Die Hauptlast tragen die Ehrenamtlichen

Eine Beobachtung, die auch der Kreisbrandmeister René Wauro aus Böblingen macht. „Früher ist man zum Nachbarn gegangen, wenn man Hilfe gebraucht hat, heute holt man die Feuerwehr“. Der Grund dafür seien seiner Ansicht nach soziale Veränderungen in der Gesellschaft. Eine Besonderheit in Esslingen sind die zwei Berufsfeuerwehren am Flughafen und auf der Messe. Sie würden quasi als Mädchen für Alles vielfach für technische Aufgaben herangezogen, wie Reinigungsarbeiten, die nicht unbedingt zum klassischen Einsatzgebiet der Feuerwehr zählen, oder vorsorglicher Natur sind. „Wenn ein Flugzeug auf dem Landefeld betankt wird, muss immer ein Feuerauto dabei stehen“, sagt Bernhard Dittrich. Auch das würde die Zahl der Einsätze nach oben treiben.

Die Hauptlast der Einsätze tragen aber nach wie vor die ehrenamtlichen Kräfte. Den 3826 ehrenamtlichen Einsatzkräften im Kreis Esslingen im Jahr 2016 stehen 149 Hauptamtliche gegenüber. Weder die Arbeitgeber noch die Familien der Feuerwehrleute freuen sich besonders über die Zunahme an Einsätzen. Bernhard Dittrich sieht schon eine neue Aufgabe auf die Wehren zukommen: Zurzeit wird das von der EU beschlossene automatische Notrufsystem in verunglückten Autos eingeführt, das nach Einschätzung der Feuerwehr weitere Fehlalarme nach sich ziehen wird.

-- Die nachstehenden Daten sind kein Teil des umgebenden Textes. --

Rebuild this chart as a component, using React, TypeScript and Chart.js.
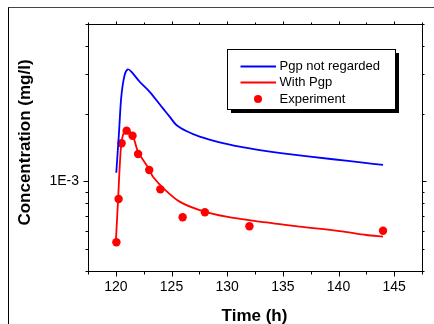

Wie verkraften die Wehren die Belastung? „Wir haben nach wie vor eine starke innere Motivation, den Menschen zu helfen“, sagt beispielsweise Patrick Linn, einer der Stellvertreter von Bernhard Dittrich und ein aktiver Feuerwehrmann. Oft genug sehen die Mitarbeiter des Landratsamts Patrick Linn über die Flure spurten zur Feuerwache gegenüber in den Pulverwiesen. Auch dann, wenn mal wieder jemand hinter sich die Tür zugeschlagen hat.

Zahlen:

Einsätze
2016 haben die Wehren im Kreis Esslingen 661 Brände gelöscht. 1363 Mal sind sie zu Fehlalarmen ausgerückt. Sie haben 2543 Mal technische Hilfe geleistet und 4294 Mal sonstige Einsätze gehabt.

Feuerwehrangehörige
In den letzten 30 Jahren ist die Zahl der Feuerwehrangehörigen um etwa zehn Prozent gestiegen. 3717 Einsatzkräfte sind in 44 freiwilligen Feuerwehren im Kreis organisiert, 217 in den sieben Werksfeuerwehren. In beiden Bereichen tun zusätzlich rund 149 Hauptamtliche ihren Dienst.

Jugend
1034 Jugendliche sind in den 44 Jugendfeuerwehren organisiert, darunter sind 164 Mädchen. In den Jugendfeuerwehren gibt es auch sieben Kindergruppen, die von Erzieherinnen begleitet werden. Die erste Gruppe wurde 2006 in Notzingen gegründet.